SYN-OP-SIS. Synopsis. "General view" or "to see all at once". Greek, innit.77 78 There are loads of good blog posts about writing a novel synopsis: when to write it (before you've even started, or only when you're finished), how to write it (third person, present tense, keep it short) and why to write it (to bring your story to life and sell your book, mainly). This is not those posts. I do not give advice. I am in no position to write advice. This is the first time I've tried to write a novel, and all signs suggest I am doing it very badly.

So, don't expect any pointers here. I'm more interested in how a synopsis can help focus a story while you're writing it. And by "interested", I mean very keen that that's the case and I haven't just wasted a year and a half of my life.

How do you write a synopsis when you're not even sure what your story's about?

And how do you write a story when you haven't got a synopsis? "Just start writing". Sure - thanks. That's got to be up there with "cheer up - there's plenty more fish in the sea" and "have you tried drinking upside down?" for useless advice. I've tried just writing. And guess what? I've written. Words. Pages. Loads of them. But do any of them constitute a story? Does a story even = a novel?

Okay, let's not go there. Yet. This vagueness showed when someone asked me about my book, however. "What's it about?" I can answer that. "What happens?" Trickier.

A synopsis helps because it demands that you explain only WHAT happens, not WHY it happens, and refocuses you on the story at hand. It's an evolving document - in 79 weeks, I've written about five, and rejigged my story board as a consequence more than three times - that can sometimes raw your attention more than your actual manuscript (so much so that I've had to abandon my computer and write in longhand, to avoid the habitual drag and drop of chapter summaries).

At regular intervals I've thought my story was up to scratch, and even had a few eureka moments. Different phases brought a focus on different aspects of the novel, from character to perspective and all-out plot.

But there was always this nagging feeling that the story didn't hang together, and, I like to think it was this, rather than a last-minute attack of nerves and vertigo when I found myself 10,000 words from the end, that made me grind to a halt. I hadn't earned the ending I wanted to happen.

What ending had I earned? That would involve reading back what I've written, and I'm not strong enough for that (it's 08.52 in the morning - not late enough for the three strong whiskies I'd need to down before I could do that).

Having earlier worked out my central goal and the consequence if it's not reached, I devolved this pair into smaller units to work out a list of scenes. So if the story goal is that a character must get married*, then the events that need to happen are parties, visits to bars, dates, etc etc - you get the point. And if the consequence of not getting married is dying alone and afraid and unloved, then there need to be some credible intimations of that: the death of relatives, being snubbed, laughed at or jilted at the altar etc etc.

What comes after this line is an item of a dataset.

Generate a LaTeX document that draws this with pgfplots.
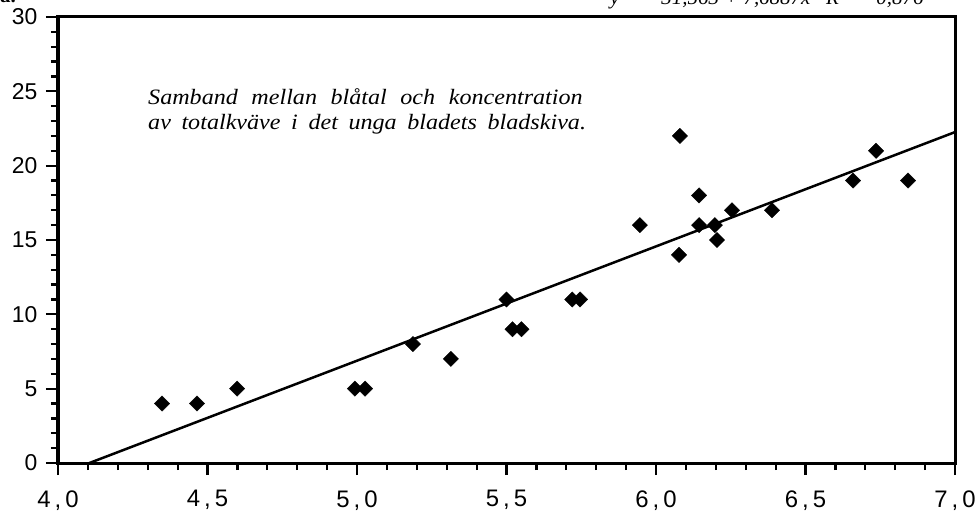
\documentclass[border=0pt]{standalone}
\usepackage{fontspec}
\setmainfont{Liberation Serif}
\newfontfamily\sansf{Liberation Sans}
\usepackage{pgfplots}
\pgfplotsset{compat=1.18}
\usetikzlibrary{calc}
\newcommand{\xl}[2]{#1\hspace{4bp},\hspace{4bp}#2}
\newcommand{\annot}[2]{\scalebox{1.10}[1]{\hbox to #1{\spaceskip=0.3em plus 1fil\relax #2}}}
\begin{document}
\begin{tikzpicture}
\begin{axis}[
  scale only axis, width=897bp, height=446bp,
  xmin=4, xmax=7, ymin=0, ymax=30,
  axis line style={line width=3bp},
  tick style={line width=2.2bp, black},
  tick align=outside,
  major tick length=12bp, minor tick length=7bp,
  xtick={4,4.5,5,5.5,6,6.5,7}, minor x tick num=4,
  ytick={0,5,10,15,20,25,30}, minor y tick num=4,
  xtick pos=bottom, ytick pos=left,
  xticklabels={{\xl{4}{0}},{\xl{4}{5}},{\xl{5}{0}},{\xl{5}{5}},{\xl{6}{0}},{\xl{6}{5}},{\xl{7}{0}}},
  xticklabel style={font=\sansf\fontsize{24}{24}\selectfont, yshift=-12bp},
  yticklabel style={font=\sansf\fontsize{23}{23}\selectfont, xshift=-5bp},
  /pgf/number format/assume math mode=true,
  clip=false,
]
\coordinate (ll) at (rel axis cs:0,0);
\addplot[black, line width=2.5bp] coordinates {(4.1051,0) (7,22.258)};
\addplot[only marks, mark=square*, mark size=5.4bp, mark options={rotate=45, fill=black, draw=black}] coordinates {
(4.348,4) (4.465,4) (4.599,5)
(4.993,5) (5.027,5)
(5.187,8) (5.314,7) (5.50,11) (5.52,9) (5.55,9) (5.72,11) (5.746,11)
(5.946,16) (6.08,22) (6.077,14) (6.144,18) (6.144,16) (6.197,16) (6.204,15)
(6.254,17) (6.388,17) (6.659,19) (6.736,21) (6.843,19)
};
\node[anchor=base west, inner sep=0pt, font=\itshape\fontsize{22}{22}\selectfont] at (axis cs:4.301,24.14) {\annot{395bp}{Samband mellan blåtal och koncentration}};
\node[anchor=base west, inner sep=0pt, font=\itshape\fontsize{22}{22}\selectfont] at (axis cs:4.301,22.46) {\annot{398bp}{av totalkväve i det unga bladets bladskiva.}};
\node[anchor=base west, inner sep=0pt, font=\itshape\fontsize{21}{21}\selectfont] at (axis cs:5.846,30.87) {y \ = \ -31,563 + 7,6887x \ \ R\textsuperscript{2} = \ 0,876};
\node[anchor=base west, inner sep=0pt, font=\bfseries\fontsize{21}{21}\selectfont] at (axis cs:3.806,31.0) {a.};
\end{axis}
\pgfresetboundingbox
\path[use as bounding box] ($(ll)+(-58bp,-48bp)$) rectangle ($(ll)+(918bp,463bp)$);
\end{tikzpicture}
\end{document}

Binary opposites such as these helped me keep up the "suspense" - would she reach her goal? - and gave me lots of ideas for things that could happen. I wrote these longhand, and ended up with a synopsis of over 6,000 words, sprawling and varied, each chapter summary varying from a single line ("present day event here?") to paragraphs of description and dialogue.

* NB: Example only. The central goal of my story is NOT getting married. OR IS SHE.